ISS Urges Shareholders to Oppose BP Move to Scrap Climate Reporting Commitments

By Rosemary

Influential proxy advisory firm Institutional Shareholder Services has recommended that investors vote against a proposal by BP to withdraw longstanding climate reporting commitments, signaling a rare and notable challenge to the company’s board ahead of its upcoming annual meeting.

The recommendation, outlined in a detailed analysis circulated to clients, places ISS in opposition to BP’s leadership at a critical moment, as shareholders prepare to vote on whether to revoke two climate-related resolutions originally adopted in 2015 and 2019. Those measures, which received overwhelming backing from investors at the time, require the company to provide specific disclosures on its climate strategy and related risks.

Proxy advisory firms such as ISS play a significant role in shaping the outcome of shareholder votes, particularly among large institutional investors that rely on their guidance. It is relatively uncommon for such firms to directly oppose board recommendations on governance matters, making the stance taken in this case particularly consequential.

BP’s board has argued that the reporting requirements tied to the earlier resolutions have effectively been overtaken by more comprehensive, standardized disclosure frameworks that have since been introduced across the industry. According to the company, maintaining the older commitments could create redundancy and potentially reduce clarity in its reporting, given the evolution of global standards.

However, ISS rejected this reasoning, stating that the board had failed to present a sufficiently compelling justification for removing the resolutions.
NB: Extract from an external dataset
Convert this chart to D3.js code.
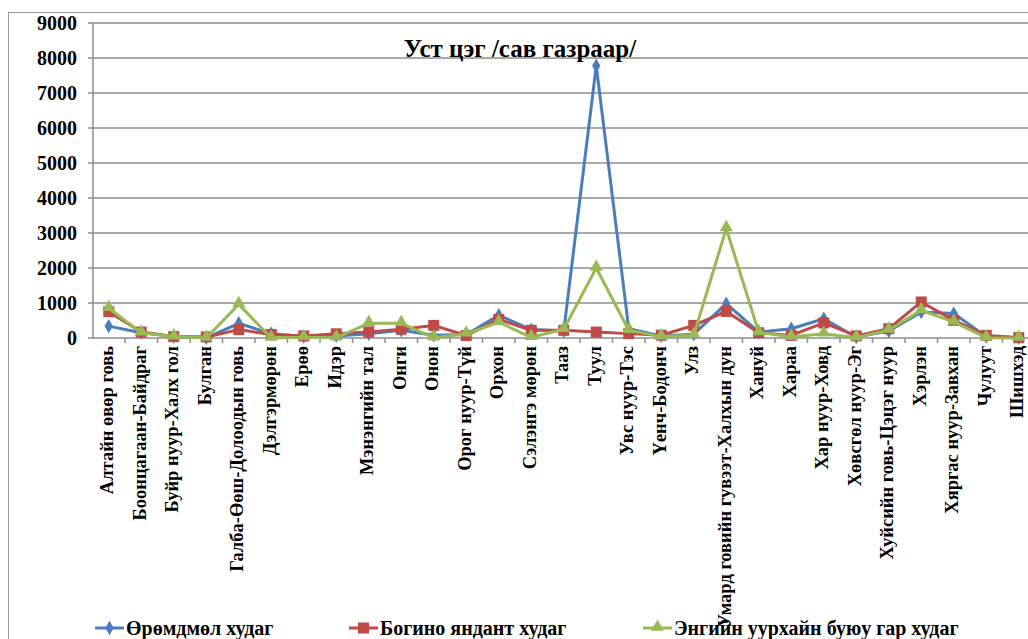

The advisory firm emphasized that revoking previously approved shareholder mandates is highly unusual, particularly within the United Kingdom, and warned that doing so without strong rationale could raise broader governance concerns.

In its assessment, ISS noted that the argument put forward by BP—that the legacy resolutions detract from the clarity of newer disclosures—does not adequately address the potential risks associated with eliminating them. The firm suggested that maintaining these commitments remains important for transparency and accountability, especially given the growing scrutiny of corporate climate strategies.

For the proposal to pass, BP must secure at least 75% support from shareholders at its April 23 annual general meeting. This represents a high threshold, particularly given the near-unanimous approval the original resolutions received when they were first introduced.

BP has indicated that, even if the resolutions are withdrawn, it will continue to report climate-related information in line with widely recognized frameworks, including those established by the Task Force on Climate-related Financial Disclosures and other regulatory requirements. The company maintains that these frameworks provide more consistent and comparable data for investors.

The dispute comes amid a broader push by a group of environmentally focused investors to strengthen BP’s climate commitments. Although these investors collectively represent a relatively small share of the company’s ownership—less than 0.5%—their campaign has gained visibility and momentum. The effort has been spearheaded by Follow This, which has been active in advocating for stricter emissions targets and enhanced corporate accountability across the energy sector.

In addition to its stance on the climate reporting resolutions, ISS has also recommended that shareholders vote against a separate proposal that would allow BP to hold fully virtual annual meetings. The advisory firm raised concerns about the potential impact on shareholder engagement, suggesting that online-only formats could limit opportunities for direct interaction between investors and company leadership.

The outcome of the upcoming vote is expected to serve as an important indicator of investor sentiment toward BP’s governance practices and its approach to climate-related disclosures. It also highlights the increasing influence of shareholder advocacy and proxy advisory firms in shaping corporate policy, particularly on issues related to environmental responsibility and transparency.